Over the past few years, students who opt for loans are finding themselves being buried under the astounding loan debt. In this case, you might be looking forward to refinance federal student loans. While doing so, it must always be kept in mind that you are choosing the best possible rate. When the student loan debt has eventually turned into a crisis, the loan refinancing companies have emerged as a source of relief.
There are a few questions which one must consider before thinking about refinancing.
The amount of money that you are going to save through refinancing federal student loan
While refinancing federal student loan, advantages such as income-driven repayment plans and loan forgiveness are usually given up. Therefore, it becomes important to adjudge if the risks or rewards of refinancing actually make sense. It is true that refinancing would provide a much better interest rate and help you in saving money, but, what it is more important to consider is how much you would actually be able to save. It is thus essential to check the prospective rates before filling in the application. This would not alter your credit score and let you choose the best interest rate and calculate efficiently how much you would actually be able to save.

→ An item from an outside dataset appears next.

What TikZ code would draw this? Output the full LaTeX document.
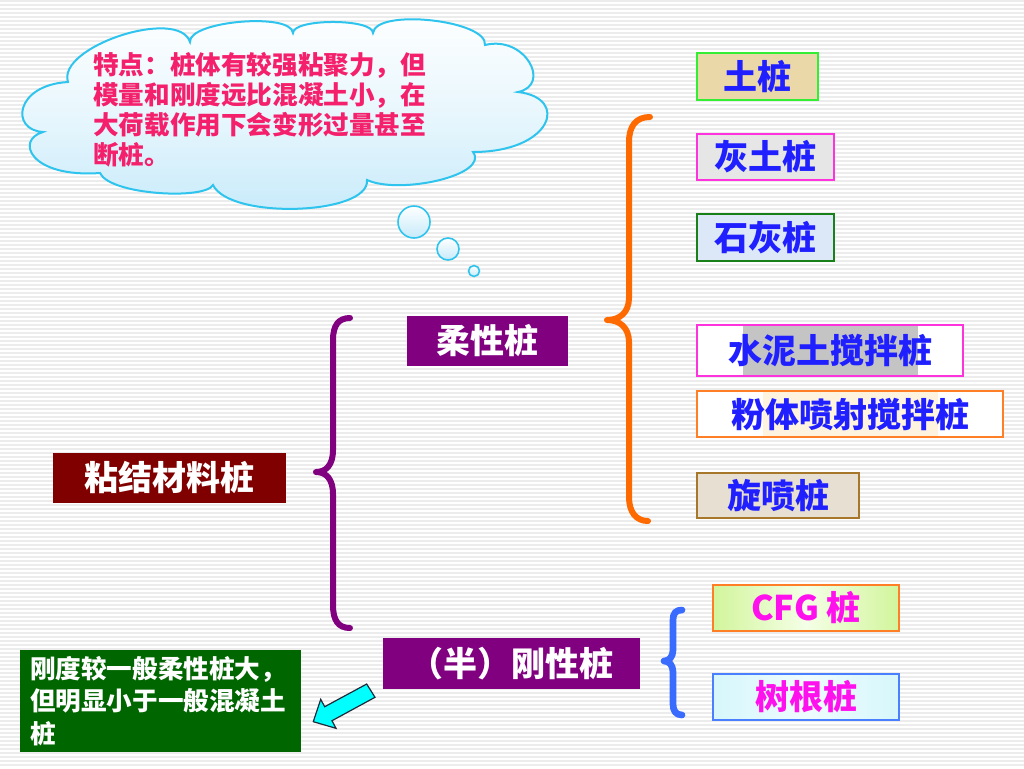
\documentclass[tikz,border=0pt]{standalone}
\usepackage{fontspec}
\newfontfamily\cjk{Noto Sans CJK SC}
\definecolor{pgpurple}{HTML}{800080}
\definecolor{pgdarkred}{HTML}{800000}
\definecolor{pggreen}{HTML}{006600}
\definecolor{pgorange}{HTML}{FF6A00}
\definecolor{pgblue}{HTML}{3A6BFF}
\definecolor{cloudline}{HTML}{2EC4EE}
\definecolor{cloudfill}{HTML}{C6EAFA}
\definecolor{pinktext}{HTML}{F5206B}
\definecolor{boxblue}{HTML}{1F1FFF}
\definecolor{magtext}{HTML}{FF11EE}
\definecolor{stripecol}{HTML}{ECECEC}
\definecolor{tanfill}{HTML}{EAD8A8}
\definecolor{limeline}{HTML}{33EE33}
\definecolor{pinkline}{HTML}{FF33DD}
\definecolor{grayfill}{HTML}{E6E6E6}
\definecolor{bluefill}{HTML}{DCE8F8}
\definecolor{dkgreenline}{HTML}{1A801A}
\definecolor{texgray}{HTML}{C4C4C4}
\definecolor{cream}{HTML}{FDF3DE}
\definecolor{orangeline}{HTML}{FF7F27}
\definecolor{beige}{HTML}{E6DFD2}
\definecolor{brownline}{HTML}{A8782A}
\definecolor{cfgfill}{HTML}{D2F59C}
\definecolor{cfgmid}{HTML}{F4FFE6}
\definecolor{rootfill}{HTML}{D6F7FB}
\definecolor{rootline}{HTML}{4A80FF}
\definecolor{arrowcyan}{HTML}{00FFFF}
\definecolor{arrowline}{HTML}{1E2A3A}
\begin{document}
\begin{tikzpicture}[x=0.75pt,y=-0.75pt,
  pilebox/.style={draw, line width=1.5pt, inner sep=0pt, align=center,
    font=\cjk\bfseries\fontsize{25.5}{30}\selectfont, text=boxblue},
  darkbox/.style={inner sep=0pt, text=white,
    font=\cjk\bfseries\fontsize{25.5}{30}\selectfont},
  bracepath/.style={line width=4.5pt, line cap=round, line join=round},
  bubble/.style={draw=cloudline, line width=1.2pt, top color=white, bottom color=cloudfill}]
\useasboundingbox (0,0) rectangle (1024,768);
\fill[white] (0,0) rectangle (1024,768);
\foreach \i in {0,...,191} {\fill[stripecol] (0,4*\i) rectangle (1024,4*\i+1.5);}

% cloud
\path[draw=cloudline, line width=1.5pt, top color=white, bottom color=cloudfill, middle color=white!60!cloudfill]
  (68,82) .. controls (56.5,46.8) and (178.5,6.8) .. (190,42)
  .. controls (188.2,21.1) and (291.2,12.1) .. (293,33)
  .. controls (293,18.3) and (373,18.3) .. (373,33)
  .. controls (375.7,8.1) and (487.7,20.1) .. (485,45)
  .. controls (525,35) and (552,85) .. (518,92)
  .. controls (570,98) and (552,152) .. (473,152)
  .. controls (490,175) and (400,195) .. (367,180)
  .. controls (370,215) and (230,220) .. (213,185)
  .. controls (205,200) and (110,195) .. (100,173)
  .. controls (30,178) and (15,140) .. (43,132)
  .. controls (10,130) and (15,85) .. (68,82) -- cycle;
\path[bubble] (414,222) circle[radius=12pt];
\path[bubble] (448,249) circle[radius=8.25pt];
\path[bubble] (474,271) circle[radius=4.1pt];
\node[anchor=north west, inner sep=0pt, align=left, text=pinktext,
  font=\cjk\bfseries\fontsize{19.2}{22.5}\selectfont] (tip) at (93,52)
  {特点：桩体有较强粘聚力，但\\模量和刚度远比混凝土小，在\\大荷载作用下会变形过量甚至\\断桩。};

% right column boxes
\node[pilebox, draw=limeline, fill=tanfill, minimum width=90.75pt, minimum height=35.25pt] (tu) at (757.5,76.5) {土桩};
\node[pilebox, draw=pinkline, fill=grayfill, minimum width=102.75pt, minimum height=34.5pt] (huitu) at (765.5,157) {灰土桩};
\node[pilebox, draw=dkgreenline, fill=bluefill, minimum width=102.75pt, minimum height=35.25pt] (shihui) at (765.5,237.5) {石灰桩};
\node[pilebox, draw=pinkline, fill=white, minimum width=199.5pt, minimum height=38.25pt,
  path picture={\fill[texgray] ([xshift=34.5pt]path picture bounding box.south west) rectangle ([xshift=-33.75pt]path picture bounding box.north east);}] (shuini) at (830,350.5) {水泥土搅拌桩};
\node[pilebox, draw=orangeline, fill=white, minimum width=229.5pt, minimum height=34.5pt,
  path picture={\fill[cream] ([xshift=49.5pt]path picture bounding box.south west) rectangle ([xshift=-48.75pt]path picture bounding box.north east);}] (fenti) at (850,414) {粉体喷射搅拌桩};
\node[pilebox, draw=brownline, fill=beige, minimum width=121.5pt, minimum height=33.75pt] (xuanpen) at (778,495.5) {旋喷桩};

% category boxes
\node[darkbox, fill=pgpurple, minimum width=120.75pt, minimum height=37.5pt] (rouxing) at (487.5,341) {柔性桩};
\node[darkbox, fill=pgdarkred, minimum width=174.75pt, minimum height=37.5pt] (nianjie) at (169.5,478) {粘结材料桩};
\node[darkbox, fill=pgpurple, minimum width=192.75pt, minimum height=38.25pt] (gangxing) at (511.5,663.5) {（半）刚性桩};

\node[pilebox, draw=orangeline, text=magtext, left color=cfgfill, right color=cfgfill, middle color=cfgmid,
  minimum width=139.5pt, minimum height=34.5pt] (cfg) at (806,608) {CFG 桩};
\node[pilebox, draw=rootline, text=magtext, left color=rootfill, right color=rootfill, middle color=white!60!rootfill,
  minimum width=139.5pt, minimum height=34.5pt] (shugen) at (806,697) {树根桩};

\node[fill=pggreen, text=white, inner xsep=7.5pt, inner ysep=0pt, minimum width=210.75pt,
  minimum height=76.5pt, text width=195.75pt, align=left,
  font=\cjk\bfseries\fontsize{19.2}{24.4}\selectfont] (note) at (160.5,701)
  {刚度较一般柔性桩大，\\但明显小于一般混凝土\\桩};

% braces
\draw[bracepath, pgorange] (650,117) .. controls (636,117) and (629,126) .. (629,142) -- (629,298)
  .. controls (629,312) and (620,320) .. (607,320) .. controls (620,320) and (629,328) .. (629,342)
  -- (629,497) .. controls (629,512) and (636,521) .. (648,521);
\draw[bracepath, pgpurple] (350,318) .. controls (338,318) and (333,326) .. (333,340) -- (333,450)
  .. controls (333,465) and (326,472) .. (316,472) .. controls (326,472) and (333,479) .. (333,494)
  -- (333,605) .. controls (333,620) and (338,628) .. (350,628);
\draw[bracepath, pgblue, line width=5pt] (682,610) .. controls (676,610) and (673,613) .. (673,620) -- (673,650)
  .. controls (673,657) and (669,661) .. (664,661) .. controls (669,661) and (673,665) .. (673,672)
  -- (673,704) .. controls (673,711) and (676,715) .. (682,715);

% block arrow
\draw[fill=arrowcyan, draw=arrowline, line width=0.9pt, line join=miter]
  (313.3,721.7) -- (336,728.3) -- (332,720.7) -- (375,697.3) -- (366.7,684)
  -- (324.7,706.7) -- (320.7,699.3) -- cycle;
\end{tikzpicture}
\end{document}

Considering the probable new terms of repayment from refinancing
In case you are planning to refinance federal student loans, comparing the repayment terms is very crucial. The interest rate, repayment period as well as the monthly payment must be looked into. A side-by-side comparison of the repayment terms would help in understanding if is actually going to benefit you in the long run.
Considering If You Plan To Use Any of the Federal Repayment Options
There have been several repayment plans which are income-driven created by the federal government which aids in lowering monthly payments so as to make the repayment option more convenient for the students. The programs include Income Contingent Repayment (ICR), Income Based Repayment (IBR), Pay As You Earn (PAYE) and Revised Pay As You Earn (REPAYE). However, some of these plans are basically need-based and are therefore available only to certain borrowers who are eligible while others are available to most of the borrowers. There are certain disadvantages of the income-driven plan, but, can be rather beneficial at times in case you lose your job, are experiencing any kind of economic hardships or want the lowest payment possible.
Also, if you are a federal employee or work for a non-profit employer like lawyer, doctor or teachers, you might be eligible for loan forgiveness after making constant payments over a period of time. But, in case you have opted to refinance your federal student loan, you would no longer be eligible for any kind of loan forgiveness or repayment plans through the federal government.
If you are super confident about being able to repay your loans within your repayment time period and are also looking for ways to augment your savings, and also have a healthy income and an excellent credit score, refinancing your student federal loan might be a great option for you.